Monday, October 17, 2011

Can't Find Workers? Less A Problem Here

Ariel Corporation in Mt. Vernon has billboards in Newark recruiting workers.  Companies in Franklin County, including business development groups, have been known to post billboards here too from time to time.

Add to that Ohio Governor Kasich who continually points to the number of available jobs posted on as a sign of unfilled jobs in Ohio.  There were over 80,000 when I was typing this.

Reuters just reported on the mismatch between 14 million unemployed in the U.S. coupled with reports of manufacturers not being able to fill job openings.  A Deloitte study published today says there are 600,000 unfilled manufacturing jobs.

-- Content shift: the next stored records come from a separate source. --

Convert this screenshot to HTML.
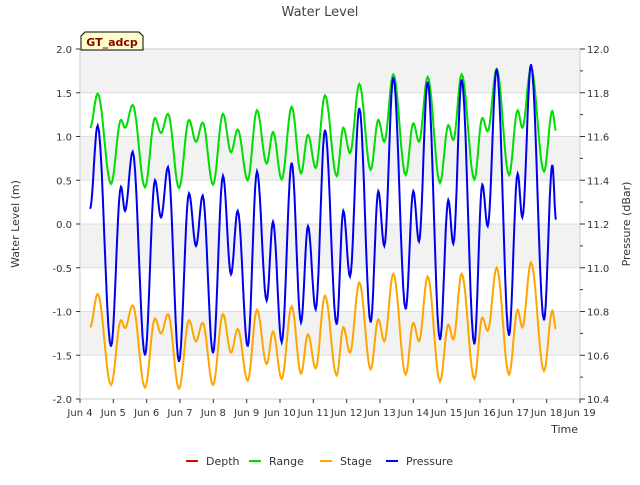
<!DOCTYPE html>
<html><head><meta charset="utf-8"><style>
body{margin:0;background:#fff;font-family:"Liberation Sans","DejaVu Sans",sans-serif}
svg text{font-family:"DejaVu Sans","Liberation Sans",sans-serif}
</style></head><body>
<svg id="chart" width="640" height="480" viewBox="0 0 640 480" xmlns="http://www.w3.org/2000/svg">
<rect x="0" y="0" width="640" height="480" fill="#fff"/>
<g id="bands"></g>
<g id="grid"></g>
<rect x="80" y="49" width="500" height="350" fill="none" stroke="#ccc"/>
<g id="axes"></g>
<g id="series"></g>
<text x="320" y="16" text-anchor="middle" font-size="13" fill="#444">Water Level</text>
<text x="19" y="224" text-anchor="middle" font-size="11" fill="#333" transform="rotate(-90 19 224)">Water Level (m)</text>
<text x="630" y="224" text-anchor="middle" font-size="11" fill="#333" transform="rotate(-90 630 224)">Pressure (dBar)</text>
<text x="578" y="433" text-anchor="end" font-size="11" fill="#333">Time</text>
<g>
<path d="M81 50 L81 36 L85 32 L139 32 L143 36 L143 50 Z" fill="#ffffcc" stroke="#000"/>
<text x="112" y="46" text-anchor="middle" font-size="11" font-weight="bold" fill="#8b0000">GT_adcp</text>
</g>
<g id="legend"></g>
</svg>
<script>
const times=[0.3,0.53,0.93,1.23,1.35,1.58,1.95,2.25,2.43,2.64,2.97,3.27,3.48,3.68,3.99,4.29,4.53,4.73,5.03,5.31,5.6,5.79,6.05,6.35,6.63,6.84,7.07,7.35,7.7,7.9,8.1,8.38,8.72,8.95,9.13,9.4,9.77,10.0,10.17,10.43,10.8,11.05,11.2,11.45,11.83,12.07,12.23,12.5,12.87,13.13,13.27,13.53,13.92,14.17,14.28];
const rangeVals=[1.1,1.49,0.46,1.19,1.1,1.36,0.42,1.21,1.04,1.26,0.41,1.19,0.94,1.16,0.45,1.26,0.82,1.08,0.5,1.3,0.69,1.05,0.51,1.34,0.58,1.02,0.64,1.47,0.55,1.1,0.81,1.6,0.62,1.19,0.94,1.71,0.56,1.15,0.94,1.68,0.47,1.13,0.96,1.71,0.51,1.21,1.06,1.77,0.56,1.3,1.1,1.78,0.6,1.29,1.07];
const stageVals=[-1.18,-0.8,-1.84,-1.1,-1.19,-0.93,-1.87,-1.08,-1.25,-1.03,-1.88,-1.1,-1.34,-1.13,-1.84,-1.03,-1.47,-1.2,-1.79,-0.98,-1.6,-1.23,-1.77,-0.94,-1.71,-1.26,-1.65,-0.82,-1.73,-1.18,-1.47,-0.67,-1.66,-1.09,-1.34,-0.57,-1.72,-1.13,-1.34,-0.6,-1.8,-1.15,-1.32,-0.57,-1.77,-1.07,-1.22,-0.5,-1.72,-0.98,-1.18,-0.44,-1.68,-0.99,-1.2];
const pressureVals=[11.27,11.65,10.64,11.37,11.26,11.53,10.6,11.4,11.23,11.46,10.57,11.34,11.1,11.33,10.61,11.42,10.97,11.26,10.64,11.44,10.85,11.21,10.66,11.48,10.75,11.19,10.81,11.63,10.74,11.26,10.96,11.73,10.75,11.35,11.1,11.87,10.81,11.35,11.12,11.85,10.67,11.31,11.11,11.86,10.65,11.38,11.19,11.91,10.69,11.43,11.23,11.93,10.76,11.47,11.22];
const leftTicks=[2.0,1.5,1.0,0.5,0.0,-0.5,-1.0,-1.5,-2.0];
const rightTicks=[12.0,11.8,11.6,11.4,11.2,11.0,10.8,10.6,10.4];
const xLabels=["Jun 4","Jun 5","Jun 6","Jun 7","Jun 8","Jun 9","Jun 10","Jun 11","Jun 12","Jun 13","Jun 14","Jun 15","Jun 16","Jun 17","Jun 18","Jun 19"];
const NS="http://www.w3.org/2000/svg";
const X0=80,X1=580,Y0=49,Y1=399;
const xs=d=>X0+d*(X1-X0)/15;
const yl=v=>Y0+(2-v)*(Y1-Y0)/4;
const yr=v=>Y0+(12-v)*(Y1-Y0)/1.6;
function mk(tag,attrs,parent){const e=document.createElementNS(NS,tag);for(const k in attrs)e.setAttribute(k,attrs[k]);parent.appendChild(e);return e;}
const bands=document.getElementById('bands'),grid=document.getElementById('grid'),axes=document.getElementById('axes');
for(let i=0;i<leftTicks.length-1;i+=2){
 const b=mk('rect',{x:X0,y:yl(leftTicks[i]),width:X1-X0,height:yl(leftTicks[i+1])-yl(leftTicks[i]),fill:'#f2f2f2'},bands);
 
 
}
leftTicks.forEach(v=>{
 const y=yl(v);
 const g=mk('line',{x1:X0,x2:X1,y1:y,y2:y,stroke:'#ddd'},grid);
 
 
 mk('line',{x1:X0-4,x2:X0,y1:y,y2:y,stroke:'#333'},axes);
 const t=mk('text',{x:X0-8,y:y+4,'text-anchor':'end','font-size':10,fill:'#333'},axes);
 t.textContent=v.toFixed(1);
 
 
});
rightTicks.forEach((v,i)=>{
 const y=yr(v);
 mk('line',{x1:X1,x2:X1+5,y1:y,y2:y,stroke:'#333'},axes);
 if(i<rightTicks.length-1){const ym=(y+yr(rightTicks[i+1]))/2;mk('line',{x1:X1,x2:X1+3,y1:ym,y2:ym,stroke:'#333'},axes);}
 const t=mk('text',{x:X1+7,y:y+4,'font-size':10,fill:'#333'},axes);
 t.textContent=v.toFixed(1);
 
 
});
xLabels.forEach((s,i)=>{
 const x=xs(i);
 mk('line',{x1:x,x2:x,y1:Y1,y2:Y1+4,stroke:'#333'},axes);
 const t=mk('text',{x:x,y:Y1+17,'text-anchor':'middle','font-size':10,fill:'#333'},axes);
 t.textContent=s;
 
 
});
function pathFor(vals,yf){
 let d='';
 for(let i=0;i<times.length;i++){
  const x=xs(times[i]),y=yf(vals[i]);
  if(i===0){d+='M'+x.toFixed(1)+' '+y.toFixed(1);continue;}
  const x0=xs(times[i-1]),y0=yf(vals[i-1]);
  for(let k=1;k<=10;k++){const t=k/10;const s=(1-Math.cos(Math.PI*t))/2;d+=' L'+(x0+(x-x0)*t).toFixed(1)+' '+(y0+(y-y0)*s).toFixed(1);}
 }
 return d;
}
const ser=document.getElementById('series');
const p1=mk('path',{d:pathFor(rangeVals,yl),fill:'none',stroke:'#00dd00','stroke-width':2},ser);


const p2=mk('path',{d:pathFor(stageVals,yl),fill:'none',stroke:'#ffa500','stroke-width':2},ser);


const p3=mk('path',{d:pathFor(pressureVals,yr),fill:'none',stroke:'#0000ee','stroke-width':2},ser);


const leg=document.getElementById('legend');
[["Depth","#dd0000",186],["Range","#00dd00",249],["Stage","#ffa500",320],["Pressure","#0000ee",386]].forEach(([n,c,x])=>{
 const g=mk('g',{},leg);
 
 
 mk('line',{x1:x,x2:x+12,y1:461,y2:461,stroke:c,'stroke-width':2},g);
 const t=mk('text',{x:x+20,y:465,'font-size':11,fill:'#333'},g);
 t.textContent=n;
});
</script>
</body></html>
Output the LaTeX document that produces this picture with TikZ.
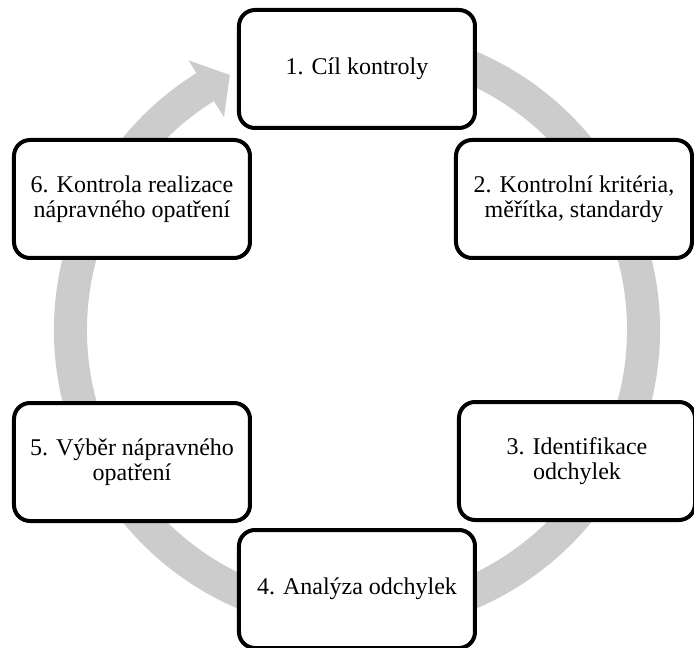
\documentclass[tikz,border=0pt]{standalone}
\usepackage{fontspec}
\setmainfont{Liberation Serif}
\definecolor{ringgray}{RGB}{204,204,204}
\begin{document}
\begin{tikzpicture}[x=1pt,y=1pt,
  stepbox/.style={draw=black, line width=4pt, rounded corners=16pt, fill=white,
    minimum width=236pt, minimum height=118pt, align=center,
    font=\fontsize{24}{25}\selectfont, inner sep=0pt}]
\useasboundingbox (-357,-318) rectangle (337,330);
% circular arrow behind the boxes
\fill[ringgray] (72:303) arc[start angle=72,end angle=-238,radius=303]
  -- (-238:318) -- (-243.5:285) -- (-238:251) -- (-238:270)
  arc[start angle=-238,end angle=72,radius=270] -- cycle;
\node[stepbox] (n1) at (0,261) {1. Cíl kontroly};
\node[stepbox] (n2) at (217,131) {2. Kontrolní kritéria,\\měřítka, standardy};
\node[stepbox] (n3) at (220,-131) {3. Identifikace\\odchylek};
\node[stepbox] (n4) at (0,-259) {4. Analýza odchylek};
\node[stepbox] (n5) at (-225,-132) {5. Výběr nápravného\\opatření};
\node[stepbox] (n6) at (-225,131) {6. Kontrola realizace\\nápravného opatření};
\end{tikzpicture}
\end{document}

There's a state and national crisis looming on shortage of available, skilled workers for manufacturing.

Yet, I just recently attended a meeting of manufacturers in Licking County and heard no such widespread panic about being able to find workers here.

What's going on?  How can Licking County be seemingly exempt from this issue?

I think part of the answer is that Licking County, though we still have much work to do, does a better job than most places in training under employed to ensure a constant pool of available job seekers for our manufacturers. 

C-TEC's national-model Manufacturing Certification Program is one example.  About to enter its next class on November 7, the program is marrying up underemployed people with job-needy manufacturers.  20 companies are enrolled in encouraging, interviewing, and, even, training people in the program.

COTC is also part of the equation. The associate degrees and customized training capabilities add to the pool as well.  Plus, COTC draws from an amazing number of counties in Ohio.

Our citizens are also part of the reason this issue hasn't hit here as hard.  Manufacturing is alive in Licking County and our workforce understands manufacturing remains a part of our future.

We also have a large number of out-commuters.  In fact, a March survey by Workenomics found that 9% of out-commuters report manufacturing skills.  That's a pool of thousands of workers who, given the chance, would want to work closer to home.

It's all about keeping pace. Licking County's capabilities come together better than most places in the nation to meet company workforce needs. That's the bottom line.